Despite the bar’s remoteness, Clint still gets customers for his hot coffee and his vodka. Indigenous fishermen arrive, while a Russian woman visits who seems to be carrying his baby. An American man comes to play the slot machines but Clint doesn’t like to play; he doesn’t like to win and he doesn’t like to lose.

But when he goes down the cellar to change the barrel or restock on the vodka the film becomes surreal and slippery. The cellar steps disappear and he’s hanging on the side of a mountain. From now on, we seem to be in Clint’s head as he trawls the past reuniting with his parents and reliving the sex he had with the loves of his life. But he gets no closer to knowing himself, and it seems that even the dark arts can’t help him magic up the truth.

It’s best to let the scenes – all beautifully shot, especially when the action moves to the desert, the huskies a wonderful juxtaposition on the orange sand – just wash over you, and not to take things too seriously. It’s not an easy watch as some of the scenes are harrowing, and the sex scenes are fairly explicit. But surprisingly for a meditative examination, scenes only last a few minutes, before Clint enters a new realm or confronts a new memory, or has a new encounter with a new sage, one repeating the words of Nietzsche.

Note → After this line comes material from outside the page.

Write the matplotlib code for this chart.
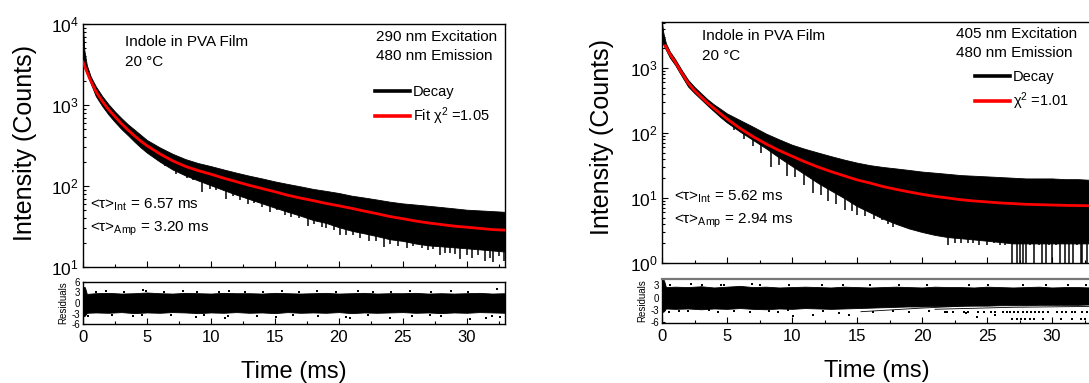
import numpy as np
import matplotlib
matplotlib.use('Agg')
import matplotlib.pyplot as plt
from matplotlib.lines import Line2D
from matplotlib.ticker import MultipleLocator

plt.rcParams['font.family'] = ['Liberation Sans', 'DejaVu Sans']
plt.rcParams['mathtext.fontset'] = 'custom'
plt.rcParams['mathtext.rm'] = 'Liberation Sans'
plt.rcParams['mathtext.it'] = 'Liberation Sans:italic'
plt.rcParams['mathtext.bf'] = 'Liberation Sans:bold'
plt.rcParams['axes.unicode_minus'] = False

# ---------------- left panel: 290 nm excitation ----------------
t_env_left = [0, 0.1, 0.3, 0.6, 1, 1.5, 2, 2.5, 3, 3.5, 4, 4.5] + list(range(5, 34))
decay_hi_left = [9500, 4800, 3100, 2250, 1700, 1290, 1020, 830, 690, 580, 500, 430,
                 370, 300, 250, 215, 192, 176, 160, 146, 134, 124, 114, 106, 99, 92,
                 87, 82, 76, 72, 68, 64, 61, 59, 57, 55, 53, 51, 50, 49, 48]
decay_lo_left = [3300, 2900, 2450, 1850, 1290, 970, 760, 615, 505, 425, 355, 300,
                 258, 200, 160, 135, 117, 102, 89, 78, 69, 61, 54, 48, 43, 38,
                 35, 31, 28, 26, 24, 22, 21, 19.5, 18.5, 18, 17.5, 17, 16.5, 16, 15.5]
t_fit_left = [0, 0.25, 0.5, 0.75, 1, 1.25, 1.5, 1.75, 2, 2.5, 3, 3.5, 4, 4.5] + list(range(5, 34))
fit_left = [3400, 2700, 2150, 1780, 1480, 1280, 1120, 990, 880, 720, 590, 495, 420, 360,
            315, 250, 205, 175, 155, 140, 125, 113, 102, 93, 85, 77, 71, 66,
            61, 57, 53, 49, 45.5, 42, 39.5, 37, 35, 33.5, 32, 31, 30, 29, 28.5]
spike_t_left = [6.4, 7.3, 8.1, 8.6, 9.3, 9.9, 10.4, 11.2, 11.7, 12.3, 12.9, 13.4, 14.0, 14.6,
                15.2, 15.8, 16.3, 16.9, 17.6, 18.1, 18.7, 19.0, 19.6, 20.1, 20.6, 21.1, 21.7,
                22.4, 22.9, 23.5, 24.0, 24.6, 25.3, 25.8, 26.5, 27.0, 27.4, 27.9, 28.3, 28.7,
                29.1, 29.5, 30.0, 30.4, 30.9, 31.4, 31.8, 32.1, 32.5, 32.9]
spike_v_left = [175, 140, 125, 118, 85, 92, 88, 70, 75, 68, 60, 62, 55, 48,
                50, 44, 42, 40, 32, 34, 31, 30, 29, 24.5, 25, 24.5, 23,
                21, 21, 17.5, 19, 18, 17, 18, 17, 16, 16.5, 14, 15, 15,
                14.5, 12.4, 14, 13, 14, 12, 13, 11.5, 13.5, 12]

res_t = [0, 0.15, 0.3] + list(range(1, 34))
res_hi_left = [4.6, 4.5, 2.6,
               2.8, 2.9, 2.7, 2.8, 3.0, 2.8, 2.7, 2.9, 2.8, 2.7, 2.9, 2.8, 2.8, 2.7, 2.9, 2.8, 2.7,
               2.8, 2.9, 2.7, 2.8, 2.9, 2.7, 2.8, 2.8, 2.9, 2.7, 2.8, 2.7, 2.8, 2.9, 2.7, 2.8]
res_lo_left = [-3.9, -3.6, -2.8,
               -2.7, -2.8, -2.6, -2.9, -2.7, -2.8, -2.6, -2.7, -2.9, -2.7, -2.8, -2.6, -2.8, -2.7, -2.9, -2.6, -2.8,
               -2.7, -2.8, -2.6, -2.9, -2.7, -2.8, -2.7, -2.6, -2.8, -2.7, -2.9, -2.7, -2.8, -2.6, -2.7, -2.8]
out_t_left = [1.0, 1.8, 3.2, 4.7, 4.9, 6.3, 7.8, 8.9, 10.6, 11.4, 12.7, 14.1, 15.6, 16.9, 18.3, 19.8,
              21.5, 22.7, 24.1, 25.6, 27.2, 28.8, 30.1, 32.4,
              0.4, 2.3, 3.9, 4.6, 6.9, 8.8, 9.5, 11.1, 11.3, 13.6, 15.1, 16.4, 18.4, 20.6, 20.9, 22.3,
              24.0, 25.7, 27.1, 28.0, 30.3, 31.5, 32.0, 32.6]
out_r_left = [3.2, 3.3, 3.1, 3.6, 3.3, 3.2, 3.4, 3.1, 3.2, 3.3, 3.1, 3.2, 3.4, 3.1, 3.3, 3.2,
              3.3, 3.1, 3.2, 3.3, 3.1, 3.3, 3.2, 4.0,
              -3.7, -3.4, -3.8, -3.3, -3.5, -3.9, -3.3, -4.2, -3.6, -3.8, -3.9, -3.4, -3.6, -3.9, -4.3, -3.5,
              -4.4, -3.6, -3.4, -3.7, -4.7, -4.2, -3.6, -3.9]

# ---------------- right panel: 405 nm excitation ----------------
t_env_right = [0, 0.1, 0.3, 0.6, 1, 1.5, 2, 2.5, 3, 3.5, 4, 4.5] + list(range(5, 34))
decay_hi_right = [5000, 3500, 2400, 1800, 1380, 940, 660, 510, 410, 330, 275, 235,
                  200, 158, 125, 98, 80, 66, 57, 50, 44, 39, 35, 32, 30, 28.5,
                  27, 25.5, 24.5, 23.5, 22.5, 22, 21.5, 21, 20.5, 20, 20, 20, 19.5, 19.5, 19]
decay_lo_right = [2700, 2300, 1900, 1450, 1120, 760, 520, 410, 330, 265, 215, 175,
                  145, 105, 78, 58, 42, 31, 23, 17, 13, 10, 7.5, 6, 4.8, 4.0,
                  3.4, 3.0, 2.7, 2.5, 2.4, 2.3, 2.2, 2.1, 2.0, 2.0, 2.0, 2.0, 2.0, 2.0, 2.0]
t_fit_right = [0.25, 0.5, 0.75, 1, 1.25, 1.5, 1.75, 2, 2.5, 3, 3.5, 4, 4.5] + list(range(5, 34))
fit_right = [2200, 1780, 1480, 1250, 1030, 850, 710, 590, 450, 360, 290, 240, 198,
             165, 118, 88, 68, 54, 44, 36, 30, 25.5, 22, 19, 17, 15, 13.6,
             12.4, 11.4, 10.6, 10, 9.4, 9, 8.7, 8.4, 8.2, 8.0, 7.9, 7.8, 7.7, 7.65, 7.6]
spike_t_right = [5.5, 6.3, 7.0, 7.6, 8.4, 9.0, 9.6, 10.2, 10.9, 11.6, 12.2, 12.8, 13.4, 14.1,
                 14.6, 15.0, 15.6, 16.3, 16.9, 17.4, 17.8, 18.6, 19.1, 19.7, 20.2, 20.6, 21.0,
                 21.4, 21.6, 22.0, 22.5, 23.0, 23.5, 23.9, 24.4, 25.0, 25.5, 26.0, 26.4, 26.9,
                 27.3, 27.5, 27.8, 28.0, 28.3, 28.6, 29.0, 29.2, 29.5, 29.8, 30.0, 30.3, 30.6,
                 31.0, 31.3, 31.6, 31.9, 32.2, 32.3, 32.7, 33.0]
spike_v_right = [110, 80, 62, 50, 30, 32, 22, 21, 16, 12, 11, 9, 8, 6.6,
                 6.2, 5.5, 5.2, 4.8, 4.6, 4.0, 3.6, 3.6, 3.8, 3.2, 3.3, 3.0, 2.9,
                 2.9, 2.9, 1.9, 2.0, 2.0, 2.0, 2.0, 1.9, 1.9, 2.0, 1.9, 1.9, 1,
                 1, 1, 1, 1, 1.9, 1, 1.9, 1, 1, 1.9, 1, 1.9, 1,
                 1, 1, 1, 1.9, 1, 1, 1, 1]

res_hi_right = [4.4, 4.3, 2.6,
                2.7, 2.6, 2.8, 2.5, 2.7, 2.9, 2.6, 2.7, 2.5, 2.6, 2.7, 2.6, 2.5, 2.7, 2.6, 2.5, 2.6,
                2.7, 2.6, 2.5, 2.7, 2.6, 2.6, 2.5, 2.7, 2.6, 2.5, 2.6, 2.7, 2.5, 2.6, 2.6, 2.5]
res_lo_right = [-3.6, -3.4, -2.7,
                -2.8, -2.7, -2.9, -2.7, -2.8, -2.6, -2.8, -2.9, -2.7, -2.8, -2.6, -2.7, -2.8, -2.7, -2.6,
                -2.5, -2.4, -2.3, -2.2, -2.2, -2.1, -2.1, -2.0, -2.0, -2.0, -1.9, -1.9, -1.9, -1.8, -1.8,
                -1.8, -1.8, -1.7]
out_t_right = [0.6, 2.2, 3.1, 4.5, 4.8, 6.9, 7.5, 9.8, 12.3, 13.9, 16.0, 18.2, 20.4, 23.6, 25.1,
               27.8, 29.5, 31.2, 32.6,
               0.5, 1.3, 2.0, 3.6, 4.3, 5.5, 6.8, 8.2, 8.9, 9.7, 10.1, 11.6, 12.4, 13.6, 14.4, 16.2,
               17.8, 19.0, 20.5, 21.9, 23.4, 24.2, 25.6]
out_r_right = [3.1, 3.3, 3.0, 3.2, 3.1, 3.3, 3.0, 3.1, 3.0, 3.1, 3.0, 3.2, 3.0, 3.1, 3.0,
               3.2, 3.0, 3.1, 3.0,
               -3.5, -3.3, -3.4, -3.2, -3.6, -3.3, -3.5, -3.4, -3.6, -3.2, -4.6, -4.2, -3.4, -3.9, -4.3, -3.5,
               -3.3, -3.6, -3.4, -3.5, -3.7, -4.8, -4.3]
row1_t = [21.8, 22.4, 23.2, 23.5, 24.3, 24.8, 25.3, 25.6, 26.2, 26.5, 26.8, 27.1, 27.4, 27.8, 28.1,
          28.4, 28.7, 29.0, 29.3, 29.7, 30.4, 30.8, 31.1, 31.5, 31.8, 32.3, 32.7]
row2_t = [26.9, 27.3, 27.6, 27.9, 28.3, 28.6, 29.3, 30.7, 31.5, 32.2, 32.5]
row1_r = -3.6
row2_r = -5.2
trail1_t = [15.3, 20.0, 26.0, 33.0]
trail1_r = [-3.5, -2.6, -1.7, -1.5]
trail2_t = [21.0, 27.0, 33.0]
trail2_r = [-2.9, -2.4, -2.2]

W, H = 1089, 383
fig = plt.figure(figsize=(W / 100, H / 100), dpi=100)


def style(ax, xlabels):
    ax.tick_params(which='both', direction='in', top=False, right=False, width=0.8)
    ax.tick_params(which='major', length=4, labelsize=12)
    ax.tick_params(which='minor', length=2.5)
    ax.set_xlim(0, 33)
    ax.xaxis.set_major_locator(MultipleLocator(5))
    ax.xaxis.set_minor_locator(MultipleLocator(2.5))
    if not xlabels:
        ax.tick_params(axis='x', labelbottom=False)
    for s in ax.spines.values():
        s.set_linewidth(1.0)


def panel(left, main_bottom, main_h, res_bottom, res_h, width,
          t_env, lo, hi, t_fit, fit, sp_t, sp_v, ylim,
          r_hi, r_lo, o_t, o_r, res_ylim, res_ticks,
          extra, texts, leg_anchor, fit_label):
    ax = fig.add_axes([left, main_bottom, width, main_h])
    ax.set_yscale('log')
    ax.fill_between(t_env, lo, hi, color='black', lw=0.6, zorder=2)
    sp_top = np.interp(sp_t, t_env, lo) * 1.3
    ax.vlines(sp_t, sp_v, sp_top, color='black', lw=1.1, zorder=2)
    ax.plot(t_fit, fit, color='#ff0000', lw=2.0, zorder=3)
    ax.set_ylim(*ylim)
    style(ax, False)
    ax.tick_params(axis='y', labelsize=12.5, pad=3)

    handles = [Line2D([], [], color='black', lw=2.6), Line2D([], [], color='#ff0000', lw=2.6)]
    ax.legend(handles, ['Decay', fit_label], loc='upper left', bbox_to_anchor=leg_anchor,
              frameon=False, fontsize=10.5, handlelength=2.4, handletextpad=0.2,
              labelspacing=0.45, borderpad=0, borderaxespad=0)
    for (x, y, s) in texts:
        ax.text(x, y, s, transform=ax.transAxes, fontsize=11, va='center', ha='left')

    rx = fig.add_axes([left, res_bottom, width, res_h])
    rx.fill_between(res_t, r_lo, r_hi, color='black', lw=0.6)
    rx.scatter(o_t, o_r, s=3, marker='s', color='black', lw=0)
    for (lt, lr, kind) in extra:
        if kind == 'row':
            rx.scatter(lt, [lr] * len(lt), s=4, marker='s', color='black', lw=0)
        else:
            rx.plot(lt, lr, color='black', lw=0.6)
    rx.set_ylim(*res_ylim)
    rx.set_yticks(res_ticks)
    style(rx, True)
    rx.tick_params(axis='x', labelsize=12, pad=4)
    rx.tick_params(axis='y', labelsize=7, pad=2, length=2.5)
    rx.set_ylabel('Residuals', fontsize=7, labelpad=2)
    rx.set_xlabel('Time (ms)', fontsize=17, labelpad=12)
    return ax, rx


tau = '<τ>'
ax1, rx1 = panel(83 / W, 1 - 267 / H, 243 / H, 1 - 324 / H, 42 / H, 422 / W,
                 t_env_left, decay_lo_left, decay_hi_left, t_fit_left, fit_left,
                 spike_t_left, spike_v_left, (10, 10000),
                 res_hi_left, res_lo_left, out_t_left, out_r_left, (-6, 6), [-6, -3, 0, 3, 6],
                 [],
                 [(0.1, 0.926, 'Indole in PVA Film'), (0.1, 0.844, '20 °C'),
                  (0.694, 0.947, '290 nm Excitation'), (0.694, 0.868, '480 nm Emission'),
                  (0.017, 0.255, tau + r'$_{\mathrm{Int}}$ = 6.57 ms'),
                  (0.017, 0.156, tau + r'$_{\mathrm{Amp}}$ = 3.20 ms')],
                 (0.692, 0.75), 'Fit χ$^{2}$ =1.05')

ax2, rx2 = panel(662 / W, 1 - 263 / H, 241 / H, 1 - 323 / H, 44 / H, 429 / W,
                 t_env_right, decay_lo_right, decay_hi_right, t_fit_right, fit_right,
                 spike_t_right, spike_v_right, (1, 5100),
                 res_hi_right, res_lo_right, out_t_right, out_r_right, (-6.3, 4.6), [-6, -3, 0, 3],
                 [(row1_t, row1_r, 'row'), (row2_t, row2_r, 'row'),
                  (trail1_t, trail1_r, 'line'), (trail2_t, trail2_r, 'line')],
                 [(0.093, 0.942, 'Indole in PVA Film'), (0.093, 0.859, '20 °C'),
                  (0.685, 0.95, '405 nm Excitation'), (0.685, 0.871, '480 nm Emission'),
                  (0.028, 0.274, tau + r'$_{\mathrm{Int}}$ = 5.62 ms'),
                  (0.028, 0.174, tau + r'$_{\mathrm{Amp}}$ = 2.94 ms')],
                 (0.73, 0.802), 'χ$^{2}$ =1.01')
rx2.spines['top'].set_color('#777777')
rx2.spines['top'].set_linewidth(1.6)

fig.text(25 / W, 1 - 143 / H, 'Intensity (Counts)', rotation=90, fontsize=18,
         ha='center', va='center')
fig.text(602 / W, 1 - 137 / H, 'Intensity (Counts)', rotation=90, fontsize=18,
         ha='center', va='center')

fig.savefig('out.png', dpi=100)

This film – cinematic and epic – deserves to be seen on a big screen, where one can’t zone out and toy with one’s phone. By its end, as Clint returns to the mountains, there is a sense that some wisdom has been attained and the film despite its meanderings seems complete. Maybe one day Siberia will be seen as Ferrara’s great work, eclipsing Bad Lieutenant or Pasolini, but that day is not now.